В 1987 году знаковое и широко освещавшееся в прессе прибытие Ирины Одоевцевой в Ленинград из Парижа, где она жила в одиночестве, прикованная к инвалидной коляске, воплотило в жизнь метафору возвращения литературы на родину. На протяжении нескольких последующих лет стихи и мемуары Одоевцевой издавались многотысячными тиражами (о чем подавляющее большинство эмигрантских авторов ранее не могло даже мечтать), а предоставленная ей квартира около Невского проспекта стала местом паломничества критиков, журналистов и писателей. Другим примером является Нина Берберова. Хотя международной известности она добилась не после открытия ее творчества в России, а благодаря французским переводам ее книг, произошло это тоже крайне поздно – в 1984 году. Это запоздалое признание состоялось благодаря проницательности Юбера Ниссена, основателя издательства Actes Sud. Впоследствии, в ответ на просьбу журналиста назвать современных писателей, которых ожидает посмертная слава, Ниссен особо выделил Берберову, тем самым стремясь компенсировать «непростительное забвение, которому подверг ее двадцатый век»[18 - Nina Berberova et Hubert Nyssen // De Page en Page. 12 fеvrier 2012 [http://de-page-en-page.over-blog.com/article-nina-berberova-et-hubert-nyssen-99123565.html].]. Существует множество иных примеров, подтверждающих, что долгое время литература русской диаспоры имела очень низкий рейтинг на международных книжных рынках.

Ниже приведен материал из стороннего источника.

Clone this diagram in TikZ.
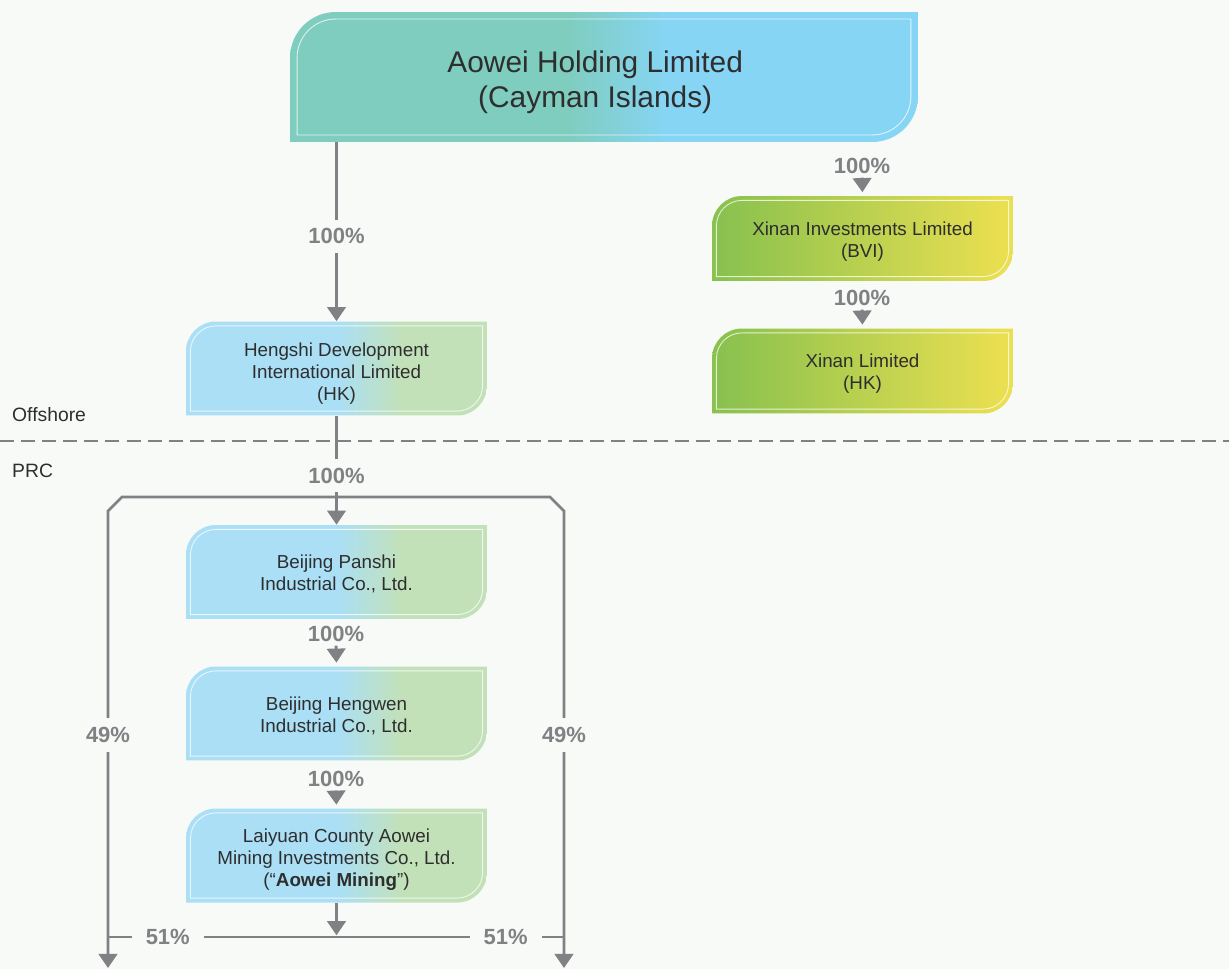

Запоздалое открытие литературного корпуса диаспоры и еще большая задержка в его теоретическом осмыслении являются причинами того, что многие актуальные вопросы еще не были поставлены в русском контексте. Одна из задач данной книги – стимулировать диалог между диаспоральной литературой и современными теориями, с тем чтобы протестировать пригодность аналитических методов, получивших широкое распространение в современной культурологии и литературоведении. При этом некоторые из наших примеров демонстрируют, что русский корпус не всегда вписывается в существующие интерпретационные модели, подвергая сомнению их бесспорность и универсальность. Мы надеемся, что наши выводы будут способствовать дальнейшему развитию и углублению диаспоральных исследований.

Диаспора как концепт

Наш исследовательский проект строится вокруг «диаспоры», которую мы интерпретируем как категорию, объединяющую разнообразные модальности русского экстерриториального опыта за последнее столетие, включая изгнание, разные формы миграций через государственные границы, а также анклавы русскоговорящего населения в бывших советских республиках. В расхожем словоупотреблении «диаспора» означает сообщество людей, имеющих общие корни, культуру и язык, отличающие их от основного населения страны проживания. На протяжении ста лет русского рассеяния образовалось множество традиционных диаспор, и на сегодняшний день существует обильная научная литература, посвященная культурной деятельности русского Берлина, русской Праги, русского Парижа, русского Харбина и т. д. Некоторые из наших исследований отсылают к этим конкретным диаспорическим образованиям, но главный наш интерес лежит в плоскости диаспоры как концепта.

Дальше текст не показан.